The findings point to a widening disconnect between technology adoption and operational outcomes. While most retailers have embraced store intelligence initiatives, many continue to implement advanced pricing, inventory, and supplier management systems before establishing a reliable source of real-time shelf data.
As a result, the very systems designed to optimise store performance often operate with incomplete or outdated information. “What this research shows is that isolated technology decisions create isolated results,” said Doug Iverson, Senior Vice President at RELEX Solutions.
Key Report Findings
While retailers continue to expand store intelligence investments, the research indicates that the order of technology deployment is increasingly determining which organisations achieve measurable operational gains. Here are the findings:
- Investment has increased, but losses are accelerating:
60% of retailers have already scaled or are actively scaling store intelligence technologies, up 18% year over year. Yet in-store inefficiencies cost retailers 6.4% of gross sales annually—up from 5.5% in 2025 and 4.5% in 2024, totaling $196.4 billion across key US retail sectors.
- Technology sequencing determines competitive advantage:
Only 33% of retailers are investing in shelf digitisation. Many prioritise pricing and supplier systems over shelf digitisation, despite those systems’ reliance on shelf-level data to perform. Not having established the shelf digitisation foundation limits return.
- Retailers with digitised shelves are seeing enterprise-wide gains:
BJ’s Wholesale Club accelerated online order fulfilment by approximately 40%. Schnucks Markets detects 14x more addressable out-of-stocks and has reduced out-of-stock items by 30%.

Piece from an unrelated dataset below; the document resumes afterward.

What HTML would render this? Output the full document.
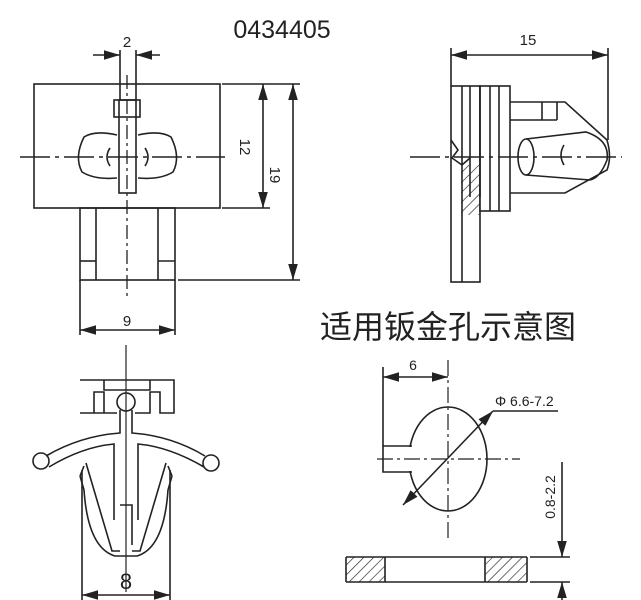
<!DOCTYPE html>
<html><head><meta charset="utf-8"><style>
html,body{margin:0;padding:0;background:#fff;}
svg{display:block;}
text{font-family:"Liberation Sans","Noto Sans CJK SC",sans-serif;fill:#222;}
</style></head><body>
<svg width="641" height="600" viewBox="0 0 641 600" xmlns="http://www.w3.org/2000/svg">
<defs>
<marker id="a" viewBox="0 0 10 6" refX="10" refY="3" markerWidth="10" markerHeight="6" orient="auto-start-reverse"><path d="M0,0L10,3L0,6z" fill="#222"/></marker>
<pattern id="h" width="7" height="7" patternUnits="userSpaceOnUse" patternTransform="rotate(45)"><line x1="0" y1="0" x2="0" y2="7" stroke="#222" stroke-width="1.3"/></pattern>
</defs>
<g stroke="#222" stroke-width="1.6" fill="none">
<rect x="34" y="84" width="186" height="124"/>
<line x1="20" y1="157" x2="225" y2="157" stroke-dasharray="30,5,4,5"/>
<rect x="119" y="100" width="17" height="93"/>
<rect x="114" y="100" width="26" height="17"/>
<line x1="127" y1="75" x2="127" y2="300" stroke-dasharray="14,4,3,4" stroke-width="1.3"/>
<path d="M117,135 Q95,130 84,137 Q74,157 82,172 Q95,180 117,178"/>
<path d="M138,135 Q160,130 171,137 Q181,157 173,172 Q160,180 138,178"/>
<path d="M110,148 Q104,157 110,166"/><path d="M145,148 Q151,157 145,166"/>
<line x1="120" y1="50" x2="120" y2="100"/><line x1="136" y1="50" x2="136" y2="100"/>
<line x1="93" y1="55" x2="120" y2="55" marker-end="url(#a)"/><line x1="160" y1="55" x2="136" y2="55" marker-end="url(#a)"/>
<rect x="80" y="208" width="95" height="72"/>
<line x1="96" y1="208" x2="96" y2="280"/><line x1="158" y1="208" x2="158" y2="280"/>
<line x1="80" y1="261" x2="96" y2="261"/><line x1="158" y1="261" x2="175" y2="261"/>
<line x1="222" y1="84" x2="300" y2="84"/><line x1="222" y1="208" x2="270" y2="208"/>
<line x1="178" y1="280" x2="300" y2="280"/>
<line x1="263" y1="84" x2="263" y2="208" marker-start="url(#a)" marker-end="url(#a)"/>
<line x1="293" y1="84" x2="293" y2="280" marker-start="url(#a)" marker-end="url(#a)"/>
<line x1="80" y1="280" x2="80" y2="335"/><line x1="175" y1="280" x2="175" y2="335"/>
<line x1="80" y1="330" x2="175" y2="330" marker-start="url(#a)" marker-end="url(#a)"/>
<rect x="451" y="86" width="29" height="196"/>
<line x1="462" y1="86" x2="462" y2="282"/>
<rect x="480" y="86" width="30" height="125" fill="#fff"/>
<line x1="470" y1="86" x2="470" y2="197"/><line x1="480" y1="197" x2="480" y2="86"/>
<line x1="490" y1="86" x2="490" y2="211"/><line x1="499" y1="86" x2="499" y2="211"/>
<rect x="461" y="165" width="19" height="50" fill="url(#h)" stroke="none"/>
<path d="M451,140 L458,150 L452,158 L462,165 L470,158"/>
<path d="M510,102 L565,102 L607,140 Q612,157 607,170 L565,193 L510,193"/>
<line x1="542" y1="102" x2="542" y2="120"/><line x1="557" y1="102" x2="557" y2="120"/><line x1="510" y1="120" x2="557" y2="120"/>
<ellipse cx="526" cy="157" rx="8" ry="18"/>
<path d="M526,139 L586,132 Q610,140 607,160 Q600,178 590,180 L526,175"/>
<path d="M564,145 Q558,155 564,165"/>
<line x1="410" y1="157" x2="622" y2="157" stroke-dasharray="30,5,4,5"/>
<line x1="451" y1="48" x2="451" y2="86"/><line x1="608" y1="48" x2="608" y2="140"/>
<line x1="451" y1="55" x2="608" y2="55" marker-start="url(#a)" marker-end="url(#a)"/>
<path d="M80,380 L174,380 L174,413 L160,413 L160,392 L150,392 L150,413 L135,413 M117,413 L104,413 L104,392 L94,392 L94,413 L80,413 Z"/>
<path d="M104,380 L104,390 L150,390 L150,380"/>
<circle cx="126" cy="402" r="9"/>
<path d="M120,410 L120,433 Q80,436 46,456 M132,410 L132,433 Q172,436 205,456"/>
<path d="M49,467 Q82,447 114,444 L114,520 M204,467 Q170,447 138,444 L138,520"/>
<circle cx="41" cy="461" r="8"/><circle cx="211" cy="463" r="8"/>
<path d="M80,476 L84,490 Q88,548 115,556 L137,556 Q164,548 168,490 L172,476"/>
<path d="M84,466 L80,476 M86,463 L112,551 L120,551 M168,466 L172,476 M166,463 L140,551 L132,551"/>
<path d="M120,505 L132,505 L132,545"/>
<line x1="126" y1="345" x2="126" y2="592" stroke-width="1.2"/>
<line x1="82" y1="470" x2="82" y2="602"/><line x1="170" y1="470" x2="170" y2="602"/>
<line x1="82" y1="595" x2="170" y2="595" marker-start="url(#a)" marker-end="url(#a)"/>
<ellipse cx="448" cy="459" rx="39" ry="52"/>
<rect x="384" y="447" width="28" height="24" fill="#fff" stroke="none"/>
<path d="M412,446 L383,446 L383,472 L412,472"/>
<line x1="383" y1="367" x2="383" y2="446"/>
<line x1="383" y1="377" x2="448" y2="377" marker-start="url(#a)" marker-end="url(#a)"/>
<line x1="448" y1="360" x2="448" y2="542" stroke-dasharray="16,4,3,4" stroke-width="1.2"/>
<line x1="377" y1="459" x2="520" y2="459" stroke-dasharray="16,4,3,4" stroke-width="1.2"/>
<line x1="403" y1="505" x2="493" y2="411" marker-start="url(#a)" marker-end="url(#a)"/>
<line x1="493" y1="411" x2="558" y2="411"/>
<rect x="346" y="557" width="39" height="25" fill="url(#h)" stroke="none"/>
<rect x="485" y="557" width="42" height="25" fill="url(#h)" stroke="none"/>
<line x1="346" y1="557" x2="527" y2="557"/><line x1="346" y1="582" x2="527" y2="582"/>
<line x1="385" y1="557" x2="385" y2="582"/><line x1="485" y1="557" x2="485" y2="582"/>
<line x1="346" y1="557" x2="346" y2="582"/><line x1="527" y1="557" x2="527" y2="582"/>
<line x1="530" y1="557" x2="570" y2="557"/><line x1="530" y1="582" x2="570" y2="582"/>
<line x1="562" y1="462" x2="562" y2="557" marker-end="url(#a)"/>
<line x1="562" y1="605" x2="562" y2="582" marker-end="url(#a)"/>
</g>
<text x="282" y="38" font-size="25" text-anchor="middle" font-family="Liberation Mono,monospace">0434405</text>
<text x="127" y="47" font-size="15" text-anchor="middle">2</text>
<text x="528" y="45" font-size="15" text-anchor="middle">15</text>
<text font-size="15" text-anchor="middle" transform="translate(240,147) rotate(90)">12</text>
<text font-size="15" text-anchor="middle" transform="translate(270,175) rotate(90)">19</text>
<text x="127" y="326" font-size="15" text-anchor="middle">9</text>
<text x="448" y="338" font-size="32" text-anchor="middle" font-family="Noto Serif CJK SC,serif">适用钣金孔示意图</text>
<text x="126" y="589" font-size="22" text-anchor="middle">8</text>
<text x="413" y="370" font-size="14" text-anchor="middle">6</text>
<text x="495" y="406" font-size="14">Φ 6.6-7.2</text>
<text font-size="14" text-anchor="middle" transform="translate(555,497) rotate(-90)">0.8-2.2</text>
</svg>
</body></html>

- Store intelligence elevates retail labour:
86% of retailers report reduced time on manual tasks since introducing store intelligence technology, with an average 14% decrease reallocated to higher-value work, such as merchandising and product expertise, resulting in an enhanced customer experience.
“A digitised shelf is the foundation that every retail system depends on,” said Caitlin Allen, Senior Vice President of Market at Simbe.
“Leading retailers have modernised operating models with data that flows seamlessly across store operations, supply chain, and digital channels. This shift improves execution across the store while enabling teams to focus on higher-value work for the customer.”
Building the Foundation for Long-Term Retail Performance
The report ultimately highlights a shift in how retailers should evaluate technology investments. Rather than viewing store intelligence as a collection of individual tools, leading organisations are increasingly treating it as an interconnected operating model built on accurate, real-time store data.
Doug Iverson added, “Retailers see the biggest gains when store data flows seamlessly into supply chain, merchandising, and pricing decisions. That’s how you reduce inefficiencies at scale and ensure every system is working from the same version of reality.”
As competitive pressures intensify and margins remain under strain, the ability to identify and eliminate inefficiencies has become a strategic priority.
For retailers planning future technology roadmaps, the findings suggest that success will depend less on how much they invest and more on how effectively they sequence those investments.
Optimally sequenced store technology offers real advantages for those that get it right. As Kim Anderson, VP of Store Operations Support at Schnuck Markets, Inc., said, “Shelf intelligence must come first, or every downstream system will fall short. If you don’t have a reliable view of what’s actually in your stores, nothing else works.